Problem to solve: Carry none of the pictures over; set down the material below exactly.

**********

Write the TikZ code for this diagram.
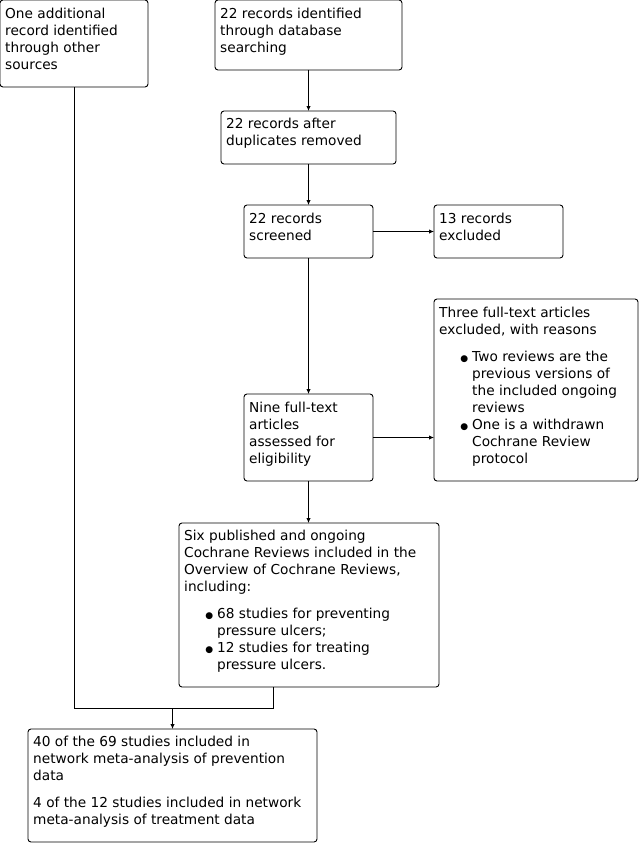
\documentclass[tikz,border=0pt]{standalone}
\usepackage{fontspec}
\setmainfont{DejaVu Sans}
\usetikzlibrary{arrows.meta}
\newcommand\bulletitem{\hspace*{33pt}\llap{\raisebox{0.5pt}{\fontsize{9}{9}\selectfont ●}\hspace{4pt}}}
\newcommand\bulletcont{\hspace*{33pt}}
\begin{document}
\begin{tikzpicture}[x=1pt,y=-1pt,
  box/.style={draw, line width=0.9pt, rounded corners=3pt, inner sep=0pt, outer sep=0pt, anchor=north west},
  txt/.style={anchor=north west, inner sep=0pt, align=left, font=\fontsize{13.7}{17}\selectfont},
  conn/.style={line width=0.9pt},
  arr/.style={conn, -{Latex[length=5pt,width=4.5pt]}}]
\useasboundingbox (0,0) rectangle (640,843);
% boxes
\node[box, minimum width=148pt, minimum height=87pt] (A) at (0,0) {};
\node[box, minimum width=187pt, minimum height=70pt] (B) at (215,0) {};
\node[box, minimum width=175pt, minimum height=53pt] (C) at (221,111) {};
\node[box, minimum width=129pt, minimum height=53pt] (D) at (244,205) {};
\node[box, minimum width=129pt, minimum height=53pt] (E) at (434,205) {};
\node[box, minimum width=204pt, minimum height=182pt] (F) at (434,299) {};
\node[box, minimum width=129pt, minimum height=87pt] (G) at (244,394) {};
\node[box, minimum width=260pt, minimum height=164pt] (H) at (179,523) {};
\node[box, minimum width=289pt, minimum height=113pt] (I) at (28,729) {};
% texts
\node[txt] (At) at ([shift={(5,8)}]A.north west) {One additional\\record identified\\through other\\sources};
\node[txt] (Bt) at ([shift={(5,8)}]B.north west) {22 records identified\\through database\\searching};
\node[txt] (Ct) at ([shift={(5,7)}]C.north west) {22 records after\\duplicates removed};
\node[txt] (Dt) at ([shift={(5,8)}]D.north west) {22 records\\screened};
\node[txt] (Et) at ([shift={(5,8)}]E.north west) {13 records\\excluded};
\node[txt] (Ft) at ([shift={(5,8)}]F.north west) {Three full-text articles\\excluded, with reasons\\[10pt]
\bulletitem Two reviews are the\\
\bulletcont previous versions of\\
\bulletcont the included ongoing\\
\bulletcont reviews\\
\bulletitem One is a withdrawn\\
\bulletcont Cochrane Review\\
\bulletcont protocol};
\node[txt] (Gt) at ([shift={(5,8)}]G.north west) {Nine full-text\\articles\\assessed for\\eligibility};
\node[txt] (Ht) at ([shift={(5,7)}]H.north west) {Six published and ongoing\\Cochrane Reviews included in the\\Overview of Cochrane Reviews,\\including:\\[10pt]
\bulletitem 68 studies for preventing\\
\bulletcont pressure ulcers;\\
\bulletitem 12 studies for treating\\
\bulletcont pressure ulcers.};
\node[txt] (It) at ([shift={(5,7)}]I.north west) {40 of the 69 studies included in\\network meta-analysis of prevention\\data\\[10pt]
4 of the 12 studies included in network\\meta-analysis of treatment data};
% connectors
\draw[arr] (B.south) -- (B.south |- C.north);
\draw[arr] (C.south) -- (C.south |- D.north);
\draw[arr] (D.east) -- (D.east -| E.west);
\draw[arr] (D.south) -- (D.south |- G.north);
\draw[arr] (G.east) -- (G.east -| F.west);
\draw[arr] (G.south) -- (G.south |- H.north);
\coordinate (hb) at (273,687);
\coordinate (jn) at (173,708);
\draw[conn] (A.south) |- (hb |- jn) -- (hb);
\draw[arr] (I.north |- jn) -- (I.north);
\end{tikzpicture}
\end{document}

**********

The completed task:
Write the TikZ code for this diagram.
\documentclass[tikz,border=0pt]{standalone}
\usepackage{fontspec}
\setmainfont{DejaVu Sans}
\usetikzlibrary{arrows.meta}
\newcommand\bulletitem{\hspace*{33pt}\llap{\raisebox{0.5pt}{\fontsize{9}{9}\selectfont ●}\hspace{4pt}}}
\newcommand\bulletcont{\hspace*{33pt}}
\begin{document}
\begin{tikzpicture}[x=1pt,y=-1pt,
  box/.style={draw, line width=0.9pt, rounded corners=3pt, inner sep=0pt, outer sep=0pt, anchor=north west},
  txt/.style={anchor=north west, inner sep=0pt, align=left, font=\fontsize{13.7}{17}\selectfont},
  conn/.style={line width=0.9pt},
  arr/.style={conn, -{Latex[length=5pt,width=4.5pt]}}]
\useasboundingbox (0,0) rectangle (640,843);
% boxes
\node[box, minimum width=148pt, minimum height=87pt] (A) at (0,0) {};
\node[box, minimum width=187pt, minimum height=70pt] (B) at (215,0) {};
\node[box, minimum width=175pt, minimum height=53pt] (C) at (221,111) {};
\node[box, minimum width=129pt, minimum height=53pt] (D) at (244,205) {};
\node[box, minimum width=129pt, minimum height=53pt] (E) at (434,205) {};
\node[box, minimum width=204pt, minimum height=182pt] (F) at (434,299) {};
\node[box, minimum width=129pt, minimum height=87pt] (G) at (244,394) {};
\node[box, minimum width=260pt, minimum height=164pt] (H) at (179,523) {};
\node[box, minimum width=289pt, minimum height=113pt] (I) at (28,729) {};
% texts
\node[txt] (At) at ([shift={(5,8)}]A.north west) {One additional\\record identified\\through other\\sources};
\node[txt] (Bt) at ([shift={(5,8)}]B.north west) {22 records identified\\through database\\searching};
\node[txt] (Ct) at ([shift={(5,7)}]C.north west) {22 records after\\duplicates removed};
\node[txt] (Dt) at ([shift={(5,8)}]D.north west) {22 records\\screened};
\node[txt] (Et) at ([shift={(5,8)}]E.north west) {13 records\\excluded};
\node[txt] (Ft) at ([shift={(5,8)}]F.north west) {Three full-text articles\\excluded, with reasons\\[10pt]
\bulletitem Two reviews are the\\
\bulletcont previous versions of\\
\bulletcont the included ongoing\\
\bulletcont reviews\\
\bulletitem One is a withdrawn\\
\bulletcont Cochrane Review\\
\bulletcont protocol};
\node[txt] (Gt) at ([shift={(5,8)}]G.north west) {Nine full-text\\articles\\assessed for\\eligibility};
\node[txt] (Ht) at ([shift={(5,7)}]H.north west) {Six published and ongoing\\Cochrane Reviews included in the\\Overview of Cochrane Reviews,\\including:\\[10pt]
\bulletitem 68 studies for preventing\\
\bulletcont pressure ulcers;\\
\bulletitem 12 studies for treating\\
\bulletcont pressure ulcers.};
\node[txt] (It) at ([shift={(5,7)}]I.north west) {40 of the 69 studies included in\\network meta-analysis of prevention\\data\\[10pt]
4 of the 12 studies included in network\\meta-analysis of treatment data};
% connectors
\draw[arr] (B.south) -- (B.south |- C.north);
\draw[arr] (C.south) -- (C.south |- D.north);
\draw[arr] (D.east) -- (D.east -| E.west);
\draw[arr] (D.south) -- (D.south |- G.north);
\draw[arr] (G.east) -- (G.east -| F.west);
\draw[arr] (G.south) -- (G.south |- H.north);
\coordinate (hb) at (273,687);
\coordinate (jn) at (173,708);
\draw[conn] (A.south) |- (hb |- jn) -- (hb);
\draw[arr] (I.north |- jn) -- (I.north);
\end{tikzpicture}
\end{document}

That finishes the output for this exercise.